Jill Bailey Chenet took note of small moments.

“One human life is no more than a tiny blip. Why waste it being unhappy?” she asked on her Facebook page earlier this summer. “Far better, surely, to use our short time here living a meaningful life.”

Chenet, a second-grade teacher of hearing-impaired children in the District, lived up to those words, friends and family said, until her death Wednesday while swimming near the Cape Hatteras lighthouse in the Outer Banks.

Chenet, 31, was five months pregnant with her first child when she drowned. The unborn baby, a girl, also died. Her husband, Matt Chenet, 37, nearly drowned trying to save them. He was released from a Norfolk hospital Friday.

The Chenets, who lived in Glover Park, were at the end of a 10-day vacation. They waded into shallow water about 6:45 p.m. Wednesday, when there was no lifeguard on duty, National Park Service spokeswoman Cyndy Holda said. Family members said the couple were caught in a rip current. Matt Chenet struggled for 30 minutes in the water, trying to keep his wife’s head above water.

Rescue workers responding to a 911 call found the pair floating about 20 yards from the beach and took them to Sentara Norfolk General Hospital, where Jill Chenet and her baby were declared dead. Matt Chenet was initially listed in serious condition. After his release Friday, he was expected to travel to Salem, Va., where his wife’s family lives, friends said.

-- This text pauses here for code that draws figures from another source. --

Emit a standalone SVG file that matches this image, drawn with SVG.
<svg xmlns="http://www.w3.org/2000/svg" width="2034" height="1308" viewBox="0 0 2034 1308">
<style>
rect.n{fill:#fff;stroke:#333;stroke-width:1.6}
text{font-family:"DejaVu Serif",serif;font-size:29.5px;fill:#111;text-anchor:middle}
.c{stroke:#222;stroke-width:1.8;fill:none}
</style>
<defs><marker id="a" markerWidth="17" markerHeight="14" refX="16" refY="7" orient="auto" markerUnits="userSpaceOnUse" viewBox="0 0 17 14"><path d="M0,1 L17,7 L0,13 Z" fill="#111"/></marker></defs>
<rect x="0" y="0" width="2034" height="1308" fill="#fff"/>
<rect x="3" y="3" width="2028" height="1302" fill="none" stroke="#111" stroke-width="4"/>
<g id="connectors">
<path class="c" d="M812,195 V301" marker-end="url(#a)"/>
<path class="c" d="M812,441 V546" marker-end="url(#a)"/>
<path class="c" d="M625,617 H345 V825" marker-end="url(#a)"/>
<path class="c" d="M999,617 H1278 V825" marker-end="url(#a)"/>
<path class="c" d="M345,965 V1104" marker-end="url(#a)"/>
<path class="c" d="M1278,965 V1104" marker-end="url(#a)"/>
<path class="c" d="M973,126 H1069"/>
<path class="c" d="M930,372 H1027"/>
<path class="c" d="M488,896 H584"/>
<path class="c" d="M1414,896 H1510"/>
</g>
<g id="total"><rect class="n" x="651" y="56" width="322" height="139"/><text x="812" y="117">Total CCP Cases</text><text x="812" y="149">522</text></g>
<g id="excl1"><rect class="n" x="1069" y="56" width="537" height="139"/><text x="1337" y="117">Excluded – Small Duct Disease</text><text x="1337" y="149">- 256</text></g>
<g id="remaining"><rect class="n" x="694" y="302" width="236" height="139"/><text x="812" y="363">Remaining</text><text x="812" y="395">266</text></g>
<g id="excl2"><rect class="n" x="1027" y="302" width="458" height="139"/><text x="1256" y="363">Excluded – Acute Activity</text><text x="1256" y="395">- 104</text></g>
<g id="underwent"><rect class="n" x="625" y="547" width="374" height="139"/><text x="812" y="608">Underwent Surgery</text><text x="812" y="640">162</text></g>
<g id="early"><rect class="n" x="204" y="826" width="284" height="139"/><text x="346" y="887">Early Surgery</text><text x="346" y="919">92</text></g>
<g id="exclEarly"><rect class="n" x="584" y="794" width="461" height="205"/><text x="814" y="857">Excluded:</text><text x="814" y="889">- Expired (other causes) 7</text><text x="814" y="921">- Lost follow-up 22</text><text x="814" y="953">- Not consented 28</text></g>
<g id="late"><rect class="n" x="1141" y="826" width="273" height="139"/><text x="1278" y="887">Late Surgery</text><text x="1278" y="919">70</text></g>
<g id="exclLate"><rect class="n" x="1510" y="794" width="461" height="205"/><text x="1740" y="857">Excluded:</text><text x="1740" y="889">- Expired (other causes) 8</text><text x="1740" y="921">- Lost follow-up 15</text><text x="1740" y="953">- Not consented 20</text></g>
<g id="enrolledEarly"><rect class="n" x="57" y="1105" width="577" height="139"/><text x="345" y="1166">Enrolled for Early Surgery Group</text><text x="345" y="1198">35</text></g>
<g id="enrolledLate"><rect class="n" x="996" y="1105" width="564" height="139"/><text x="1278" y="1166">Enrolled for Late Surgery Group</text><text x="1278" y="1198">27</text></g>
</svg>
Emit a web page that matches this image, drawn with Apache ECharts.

Jill Chenet was born and raised in Salem, a small city next to Roanoke. She was the youngest of three children and grew up surrounded by a large extended family that included more than a dozen first cousins. Those closest to her called her “Tootie,” a nickname given to her by her grandfather, said Kelly Farber, a cousin.

After graduating from Washington and Lee University in 2003, Chenet worked as a teaching assistant and eventually enrolled at the University of Virginia to earn a master’s degree in education as a reading specialist.

She met her future husband, an independent television producer who has done work for Discovery Networks and the National Geographic Channel, while visiting friends in Washington.

When it came time for them to marry, Farber suggested that Chenet have her sister as maid of honor and forgo bridesmaids so Chenet would not be forced to choose among her many cousins and friends. Chenet ended up with 12 bridesmaids.

She had started working at the River School in Palisades a couple of years earlier. The school prepares hearing-impaired children for mainstream classrooms.

School officials declined to comment yesterday. In a note posted on the school’s Web site, school officials wrote: “Words cannot fully express our grief. Jill dedicated her career to her students, bringing them to their fullest potential with joy and a sense of wonder that was palpable in her classroom daily.”

Chenet’s enthusiasm for teaching — and her ability to laugh at herself — came through in a piece she wrote that was posted in March on Washington and Lee’s Web site. She described how, as a new teacher, she froze as she watched a cochlear implant go sailing off a young girl’s head and land on a busy playground right after Chenet had given her an extra hard push on a swing.

Upon seeing the reaction, the girl doubled over with laughter and told the rookie teacher not to worry. “You’ll catch on soon,” the girl said. The episode, Chenet wrote, taught her “how to cut myself some slack.”

“She had so much patience. You just knew how much she cared about everybody by the way she talked to them,” said Jenifer Carlin Rohrberger, a fellow teacher. “She was meant to do this job. She was just meant to be with kids.”

Chenet was also thrilled that she was soon going to be a mother. “It was all that she could talk about,” Rohrberger said. “She couldn't stop touching her belly.”

The Chenets had chosen Olive as their baby’s name.

The Bailey family had spent the past few weeks planning Chenet’s baby shower. The invitations have already gone out, and presents have started to arrive, Farber said.

“She would’ve been a great mom,” Farber said.

A service is scheduled for 10 a.m. Monday at Our Lady of Nazareth Church in Roanoke.